Atiku laments high poverty rate

Former Vice President Atiku Abubakar has said that the nation’s education system and policy required urgent review for the nation to “pull through the stranglehold of abject poverty which is holding down a larger chunk of its over 170 million people.”

Atiku stated this yesterday in Abuja when he received, on a courtesy visit, a delegation from NURU International, a U.S.-based social venture that equips the poor living in remote, rural areas to end extreme poverty in their communities.

The organisation is currently engaged in interventionist programmes in the war ravaged communities in Adamawa state.

A statement signed yesterday in Abuja by his media office stated that Atiku told the delegation that a retooled education system that would emphasise functional and problem-solving strategy remained the way to go if the war against poverty was to be won.

He said “with functional education, the high incidence of school drop outs will be reduced while products of secondary education on graduation would have acquired skills that would serve as their source of income for life.”

The Wazirin Adamawa recalled that Nigeria and Nigerians benefitted from such an educational system in the past, but that “things changed after the civil war when the country adopted an education system that mainly took interest in producing candidates for the universities and not for other levels of higher education.”

He said in the past incidence of school dropouts was so low because there were government colleges, secondary schools, technical schools and craft centres which provided spaces for primary school leavers to continue their educational pursuits based on their respective intellectual/mental ability and capabilities.

“I remember that in the 1960s in Northern Nigeria all students sit for one examination and their performance determines where they will be placed for further education.
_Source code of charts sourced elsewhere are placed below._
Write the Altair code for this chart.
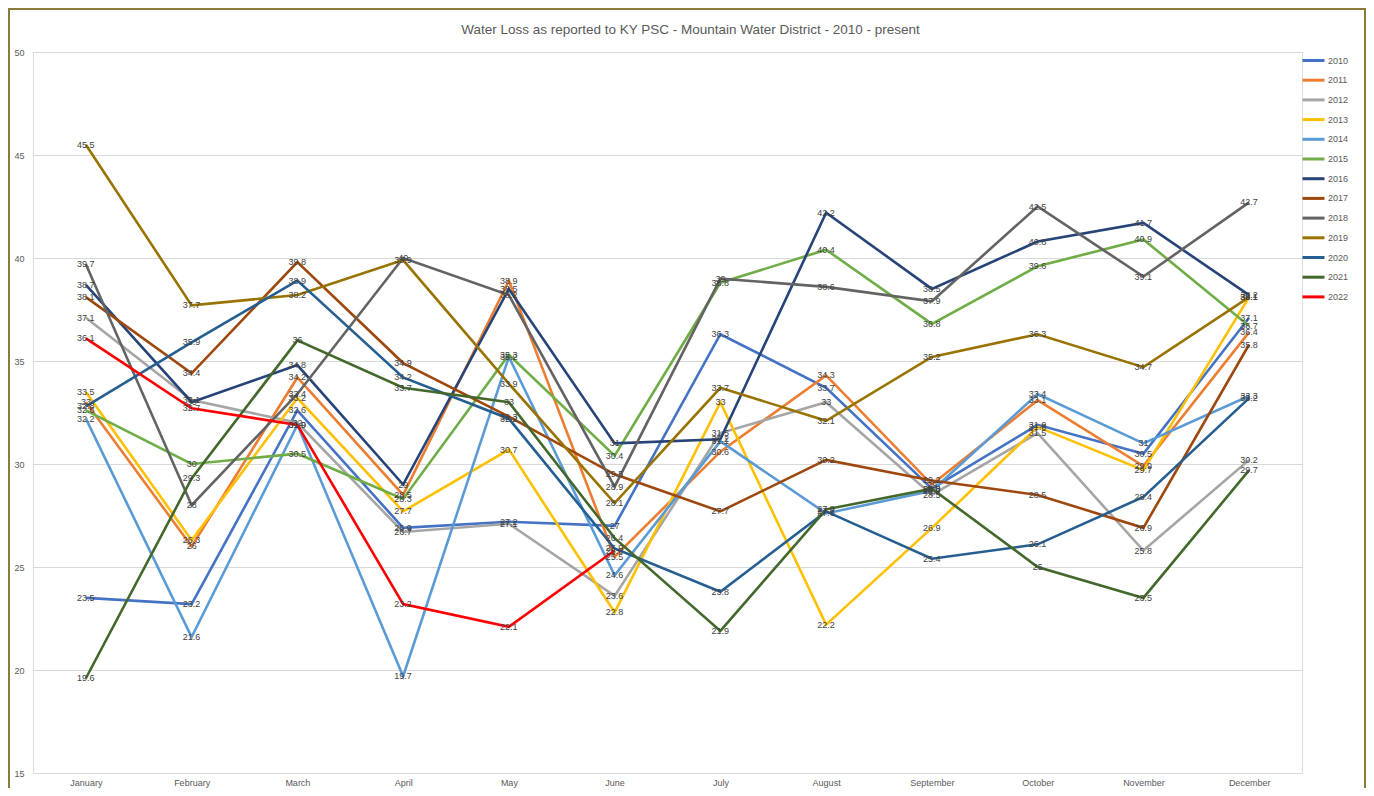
import altair as alt
import pandas as pd

months = ["January", "February", "March", "April", "May", "June", "July",
          "August", "September", "October", "November", "December"]
years = ["2010", "2011", "2012", "2013", "2014", "2015", "2016", "2017",
         "2018", "2019", "2020", "2021", "2022"]
colors = ["#4472C4", "#ED7D31", "#A5A5A5", "#FFC000", "#5B9BD5", "#70AD47",
          "#264478", "#9E480E", "#636363", "#997300", "#255E91", "#43682B", "#FF0000"]

v2010 = [23.5, 23.2, 32.6, 26.9, 27.2, 27.0, 36.3, 33.7, 28.8, 31.9, 30.5, 37.1]
v2011 = [33.0, 26.0, 34.2, 28.5, 38.9, 25.5, 30.6, 34.3, 29.0, 33.1, 29.9, 36.4]
v2012 = [37.1, 33.1, 32.0, 26.7, 27.1, 23.6, 31.5, 33.0, 28.5, 31.5, 25.8, 30.2]
v2013 = [33.5, 26.3, 33.2, 27.7, 30.7, 22.8, 33.0, 22.2, 26.9, 31.8, 29.7, 38.1]
v2014 = [32.2, 21.6, 31.9, 19.7, 35.2, 24.6, 31.1, 27.6, 28.7, 33.4, 31.0, 33.3]
v2015 = [32.6, 30.0, 30.5, 28.3, 35.3, 30.4, 38.8, 40.4, 36.8, 39.6, 40.9, 36.7]
v2016 = [38.7, 33.0, 34.8, 29.0, 38.5, 31.0, 31.2, 42.2, 38.5, 40.8, 41.7, 38.2]
v2017 = [38.1, 34.4, 39.8, 34.9, 32.3, 29.5, 27.7, 30.2, 29.2, 28.5, 26.9, 35.8]
v2018 = [39.7, 28.0, 33.4, 40.0, 38.2, 28.9, 39.0, 38.6, 37.9, 42.5, 39.1, 42.7]
v2019 = [45.5, 37.7, 38.2, 39.9, 33.9, 28.1, 33.7, 32.1, 35.2, 36.3, 34.7, 38.1]
v2020 = [32.8, 35.9, 38.9, 34.2, 32.2, 25.9, 23.8, 27.7, 25.4, 26.1, 28.4, 33.2]
v2021 = [19.6, 29.3, 36.0, 33.7, 33.0, 26.4, 21.9, 27.8, 28.8, 25.0, 23.5, 29.7]
v2022 = [36.1, 32.7, 31.9, 23.2, 22.1, 25.8]

series = [v2010, v2011, v2012, v2013, v2014, v2015, v2016, v2017,
          v2018, v2019, v2020, v2021, v2022]

rows = []
for yr, vals in zip(years, series):
    for m, v in zip(months, vals):
        rows.append({"Year": yr, "Month": m, "Loss": v, "Label": f"{v:g}"})
df = pd.DataFrame(rows)

font = "Liberation Sans"

x = alt.X("Month:O", sort=months,
          scale=alt.Scale(domain=months, padding=0.5),
          axis=alt.Axis(title=None, labelAngle=0, domain=False, ticks=False,
                        grid=False, labelPadding=5, labelFontSize=9,
                        labelColor="#595959", labelFont=font))
y = alt.Y("Loss:Q",
          scale=alt.Scale(domain=[15, 50], nice=False, zero=False),
          axis=alt.Axis(title=None, values=[15, 20, 25, 30, 35, 40, 45, 50],
                        domain=False, ticks=False, labelPadding=9,
                        labelFontSize=9, labelColor="#595959", labelFont=font,
                        gridColor="#D9D9D9", gridWidth=1))
color = alt.Color("Year:N",
                  scale=alt.Scale(domain=years, range=colors),
                  legend=alt.Legend(title=None, orient="none", legendX=1268,
                                    legendY=-4, symbolType="stroke",
                                    symbolSize=484, symbolStrokeWidth=3,
                                    labelFontSize=9, labelColor="#595959",
                                    labelFont=font, rowPadding=0.7,
                                    labelOffset=2))

base = alt.Chart(df)
lines = base.mark_line(strokeWidth=2.6).encode(x=x, y=y, color=color,
                                                order=alt.Order("Year:N"))
labels = base.mark_text(fontSize=9, font=font, color="#404040",
                        align="center", baseline="middle").encode(
    x=alt.X("Month:O", sort=months), y="Loss:Q", text="Label:N",
    detail="Year:N")

frame = alt.Chart(alt.Data(values=[{"a": 1}])).mark_rect(
    filled=False, stroke="#8C7A3A", strokeWidth=2).encode(
    x=alt.value(-24), x2=alt.value(1332), y=alt.value(-43), y2=alt.value(760))

chart = alt.layer(frame, lines, labels).properties(
    width=1269, height=721,
    autosize=alt.AutoSizeParams(type="none"),
    padding={"left": 25, "top": 44, "right": 64, "bottom": 15},
    title=alt.TitleParams(
        "Water Loss as reported to KY PSC - Mountain Water District - 2010 - present",
        fontSize=13.5, font=font, fontWeight="normal", color="#595959",
        anchor="middle", frame="group", dx=23, offset=-28),
).configure_view(stroke=None).configure(background="white")

chart.save("out.html", embed_options={"renderer": "svg", "actions": False})
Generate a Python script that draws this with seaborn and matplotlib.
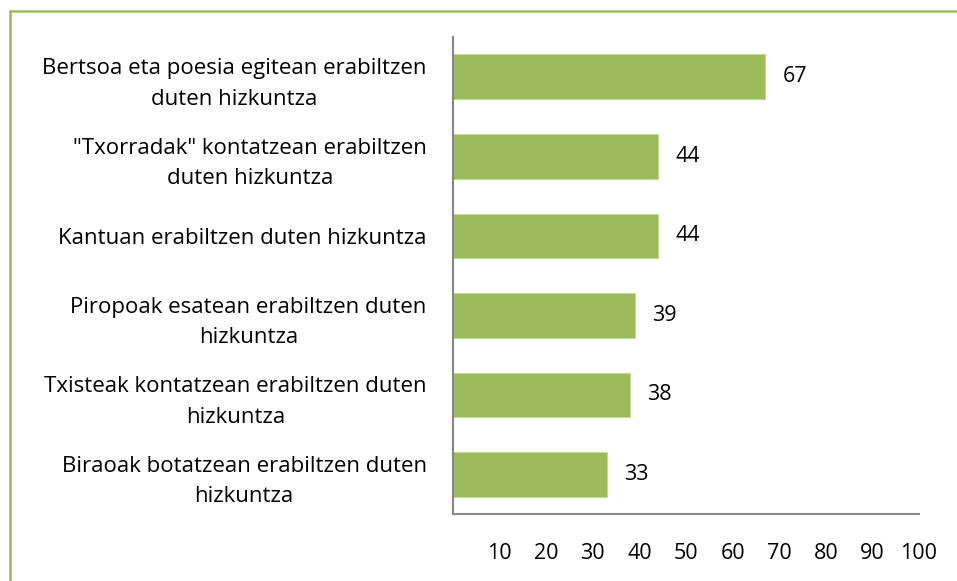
import pandas as pd
import matplotlib.pyplot as plt
import seaborn as sns
from matplotlib.patches import Rectangle

categories = [
    'Bertsoa eta poesia egitean erabiltzen\nduten hizkuntza',
    '"Txorradak" kontatzean erabiltzen\nduten hizkuntza',
    'Kantuan erabiltzen duten hizkuntza',
    'Piropoak esatean erabiltzen duten\nhizkuntza',
    'Txisteak kontatzean erabiltzen duten\nhizkuntza',
    'Biraoak botatzean erabiltzen duten\nhizkuntza',
]
values = [67, 44, 44, 39, 38, 33]
xticks = [10, 20, 30, 40, 50, 60, 70, 80, 90, 100]

df = pd.DataFrame({'kat': categories, 'val': values})

sns.set_style('white')
plt.rcParams['font.family'] = ['Open Sans', 'DejaVu Sans']
plt.rcParams['text.color'] = 'black'
plt.rcParams['xtick.color'] = 'black'
plt.rcParams['ytick.color'] = 'black'

fig = plt.figure(figsize=(9.57, 5.81), dpi=100)
ax = fig.add_axes([0.4734, 0.1153, 0.4869, 0.8210])

sns.barplot(data=df, x='val', y='kat', color='#9BBB59', width=0.56,
            edgecolor='#C3D69B', linewidth=0.8, saturation=1, ax=ax)

ax.set_xlim(0, 100)
ax.set_xticks(xticks)
ax.set_xticklabels([str(t) for t in xticks], fontsize=15.5)
ax.tick_params(axis='x', length=0, pad=21)
ax.tick_params(axis='y', length=0, pad=19)
for lab in ax.get_yticklabels():
    lab.set_fontsize(16)
    lab.set_multialignment('center')
    lab.set_linespacing(1.6)
ax.set_xlabel('')
ax.set_ylabel('')

for s in ['top', 'right']:
    ax.spines[s].set_visible(False)
for s in ['left', 'bottom']:
    ax.spines[s].set_color('#868686')
    ax.spines[s].set_linewidth(1.5)

for i, v in enumerate(values):
    ax.text(v + 3.7, i, str(v), va='center', ha='left', fontsize=15.5)

# green chart-area border
fig.patches.append(Rectangle((10 / 957, -0.05), 1.1, 1 - 11 / 581 + 0.05,
                             transform=fig.transFigure, fill=False,
                             edgecolor='#9BBB59', linewidth=1.8))

fig.savefig('out.png', dpi=100)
Everyone is accommodated within the four levels of higher education that was available then and this reduced the incidence of school dropout to its barest minimum,” he said.

Speaking earlier, leader of the delegation and founder/CEO of NURU International, Mr. Jake Harriman, said his organisation, which currently operates in Michika and Madagali areas of Adamawa state, “aims at reducing abject poverty in those communities within the seven years the organisation, will operate.”